2. Tailscale (WireGuard VPN)
Tailscale creates a secure, peer-to-peer mesh VPN. By installing the Tailscale add-on on your Home Assistant server and the Tailscale app on your phone, you can access your local IP address from anywhere in the world as if you were sitting on your home couch. It is free for personal use but requires managing multiple apps.
3. Cloudflare Tunnels
Cloudflare Tunnels route your local traffic through Cloudflare's global edge network without opening any ports on your router. It is free and highly secure but requires purchasing a custom domain name and configuring DNS records, making it the most technically demanding option.
Advanced App Features: NFC and Actionable Notifications
The true power of the companion app lies in its ability to act as an input device for your home automations.
NFC Tag Integration
Home Assistant has a built-in NFC tag reader. You can purchase inexpensive NTAG215 NFC stickers and place them around your home. Using the companion app, you can write a tag to trigger a specific automation. For example, tapping your phone on an NFC tag on your nightstand can trigger a "Goodnight" routine that locks the doors, arms the security system, and turns off all lights.
Actionable Notifications
Standard push notifications are passive. Actionable notifications allow you to embed buttons directly into the push alert. If your security camera detects motion, the app can send a notification with two buttons: "Turn on Floodlights" and "Ignore." This transforms your phone from a simple display into a remote command center.
App-Triggered Automations and Webhooks
Your mobile device is packed with sensors that can trigger local automations. By navigating to the "Companion App" settings in the Home Assistant sidebar, you can enable dozens of data points. Useful sensors include:
- Bluetooth BLE Transmitter: Turns your phone into a Bluetooth beacon for precise indoor room-level tracking when paired with ESPHome Bluetooth proxies.

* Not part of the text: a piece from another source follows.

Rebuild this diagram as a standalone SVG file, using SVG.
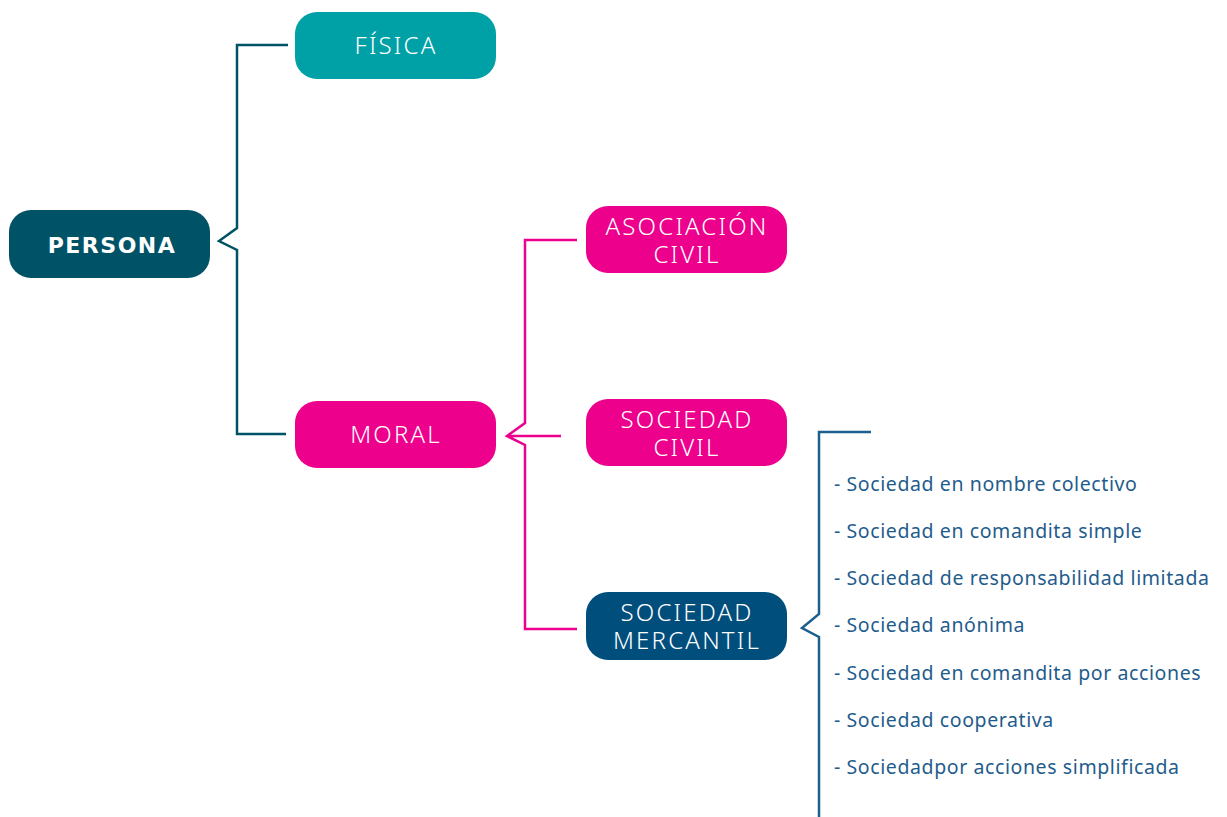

- Network Sensor: Triggers automations based on which Wi-Fi SSID your phone is connected to, or if it switches to cellular data.
- Charging State: Automatically turns on a bedside lamp and sets the phone to "Do Not Disturb" mode when plugged in at night.
Furthermore, the app supports sending local webhooks. You can use third-party automation apps like Tasker (Android) or Shortcuts (iOS) to send HTTP POST requests to your Home Assistant server, bridging the gap between mobile OS-level events and your smart home ecosystem.
Troubleshooting Connectivity and Sensor Drops
Even with a perfect configuration, mobile operating systems are aggressive about killing background processes to save battery life. If your app fails to update your location or sensor states, the issue is almost always related to OS-level battery optimization.
Android users must navigate to their phone's battery settings and set the Home Assistant app to "Unrestricted" or "No Battery Optimization." The open-source project Don't Kill My App provides an excellent, device-specific database on how to disable these aggressive background killers for every major Android manufacturer, from Samsung to Xiaomi.
iOS users face fewer background kill issues due to Apple's native location services API, but you must ensure that "Location Access" is set to "Always" and that "Precise Location" is enabled if you are using geofencing for arrival triggers. Additionally, ensure that "Background App Refresh" is toggled on within the iOS settings for the companion app.
Conclusion
Transitioning to a unified smart home controller and properly configuring the companion app is a paradigm shift. It moves you away from the walled gardens of individual manufacturers and places you in complete control of your data, latency, and automation logic. By investing the time to set up local hardware, design a mobile-optimized Lovelace dashboard, and leverage advanced app sensors like NFC and webhooks, you elevate your smart home from a novelty to a truly invisible, intuitive assistant.